**Problem requirements**
Transcribe the listing that follows in full, omitting pictures.

**Available data**
------------------------------------------------------------------------
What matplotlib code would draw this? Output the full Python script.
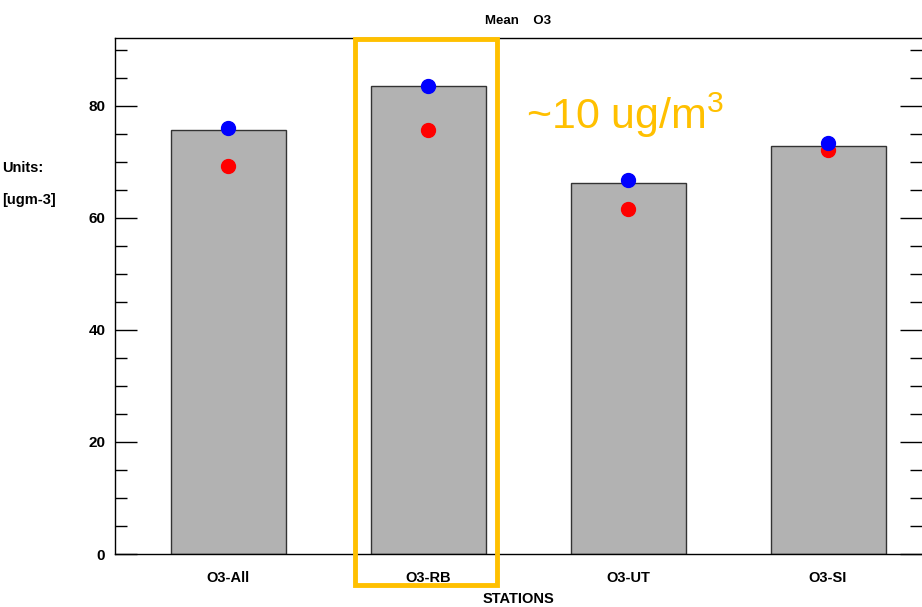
import matplotlib
matplotlib.use('Agg')
import matplotlib.pyplot as plt
from matplotlib.patches import Rectangle
from matplotlib.ticker import MultipleLocator

plt.rcParams['font.family'] = ['Liberation Sans', 'DejaVu Sans']
plt.rcParams['mathtext.fontset'] = 'custom'
plt.rcParams['mathtext.rm'] = 'Liberation Sans'
plt.rcParams['mathtext.it'] = 'Liberation Sans:italic'
plt.rcParams['mathtext.bf'] = 'Liberation Sans:bold'

stations = ['O3-All', 'O3-RB', 'O3-UT', 'O3-SI']
bar_mean = [75.7, 83.6, 66.3, 72.9]   # grey bars
blue_vals = [76.0, 83.6, 66.7, 73.3]
red_vals = [69.3, 75.7, 61.5, 72.1]

W, H = 922, 607
fig = plt.figure(figsize=(W / 100, H / 100), dpi=100)
ax = fig.add_axes([115 / W, 1 - 554 / H, (922 - 115) / W, (554 - 38) / H])

x = list(range(len(stations)))
ax.bar(x, bar_mean, width=0.575, color='#b2b2b2', edgecolor='#333333', linewidth=1.0, zorder=2)
ax.plot(x, red_vals, 'o', color='#ff0000', markersize=10, zorder=3)
ax.plot(x, blue_vals, 'o', color='#0000ff', markersize=10, zorder=4)

ax.set_xlim(-0.565, 3.47)
ax.set_ylim(0, 92.1)
ax.yaxis.set_major_locator(MultipleLocator(20))
ax.yaxis.set_minor_locator(MultipleLocator(5))
ax.set_xticks(x)
ax.set_xticklabels(stations, fontweight='bold', fontsize=10.5)
for lbl in ax.get_yticklabels():
    lbl.set_fontweight('bold')
ax.tick_params(axis='y', which='major', direction='in', length=16, width=1,
               left=True, right=True, labelsize=11, pad=7)
ax.tick_params(axis='y', which='minor', direction='in', length=8.5, width=1,
               left=True, right=True)
ax.tick_params(axis='x', which='major', direction='in', length=8, width=1,
               top=False, pad=12)
for s in ax.spines.values():
    s.set_linewidth(1)
ax.spines['right'].set_visible(False)

ax.set_xlabel('STATIONS', fontweight='bold', fontsize=10.5, labelpad=5)
ax.set_title('Mean    O3', fontweight='bold', fontsize=9.5, pad=10)

fig.text(2 / W, 1 - 168 / H, 'Units:', fontweight='bold', fontsize=10.5, va='center')
fig.text(2 / W, 1 - 200 / H, '[ugm-3]', fontweight='bold', fontsize=10.5, va='center')

# highlight box around the RB station
ax.add_patch(Rectangle((1 - 0.365, -5.5), 0.71, 97.4, fill=False,
                       edgecolor='#ffc000', linewidth=3.5, clip_on=False, zorder=5))
ax.text(1.49, 78.3, r'~10 ug/m$^{\mathrm{3}}$', color='#ffc000', fontsize=31,
        ha='left', va='center', zorder=5)

fig.savefig('out.png', dpi=100)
------------------------------------------------------------------------
**Solution**
What matplotlib code would draw this? Output the full Python script.
import matplotlib
matplotlib.use('Agg')
import matplotlib.pyplot as plt
from matplotlib.patches import Rectangle
from matplotlib.ticker import MultipleLocator

plt.rcParams['font.family'] = ['Liberation Sans', 'DejaVu Sans']
plt.rcParams['mathtext.fontset'] = 'custom'
plt.rcParams['mathtext.rm'] = 'Liberation Sans'
plt.rcParams['mathtext.it'] = 'Liberation Sans:italic'
plt.rcParams['mathtext.bf'] = 'Liberation Sans:bold'

stations = ['O3-All', 'O3-RB', 'O3-UT', 'O3-SI']
bar_mean = [75.7, 83.6, 66.3, 72.9]   # grey bars
blue_vals = [76.0, 83.6, 66.7, 73.3]
red_vals = [69.3, 75.7, 61.5, 72.1]

W, H = 922, 607
fig = plt.figure(figsize=(W / 100, H / 100), dpi=100)
ax = fig.add_axes([115 / W, 1 - 554 / H, (922 - 115) / W, (554 - 38) / H])

x = list(range(len(stations)))
ax.bar(x, bar_mean, width=0.575, color='#b2b2b2', edgecolor='#333333', linewidth=1.0, zorder=2)
ax.plot(x, red_vals, 'o', color='#ff0000', markersize=10, zorder=3)
ax.plot(x, blue_vals, 'o', color='#0000ff', markersize=10, zorder=4)

ax.set_xlim(-0.565, 3.47)
ax.set_ylim(0, 92.1)
ax.yaxis.set_major_locator(MultipleLocator(20))
ax.yaxis.set_minor_locator(MultipleLocator(5))
ax.set_xticks(x)
ax.set_xticklabels(stations, fontweight='bold', fontsize=10.5)
for lbl in ax.get_yticklabels():
    lbl.set_fontweight('bold')
ax.tick_params(axis='y', which='major', direction='in', length=16, width=1,
               left=True, right=True, labelsize=11, pad=7)
ax.tick_params(axis='y', which='minor', direction='in', length=8.5, width=1,
               left=True, right=True)
ax.tick_params(axis='x', which='major', direction='in', length=8, width=1,
               top=False, pad=12)
for s in ax.spines.values():
    s.set_linewidth(1)
ax.spines['right'].set_visible(False)

ax.set_xlabel('STATIONS', fontweight='bold', fontsize=10.5, labelpad=5)
ax.set_title('Mean    O3', fontweight='bold', fontsize=9.5, pad=10)

fig.text(2 / W, 1 - 168 / H, 'Units:', fontweight='bold', fontsize=10.5, va='center')
fig.text(2 / W, 1 - 200 / H, '[ugm-3]', fontweight='bold', fontsize=10.5, va='center')

# highlight box around the RB station
ax.add_patch(Rectangle((1 - 0.365, -5.5), 0.71, 97.4, fill=False,
                       edgecolor='#ffc000', linewidth=3.5, clip_on=False, zorder=5))
ax.text(1.49, 78.3, r'~10 ug/m$^{\mathrm{3}}$', color='#ffc000', fontsize=31,
        ha='left', va='center', zorder=5)

fig.savefig('out.png', dpi=100)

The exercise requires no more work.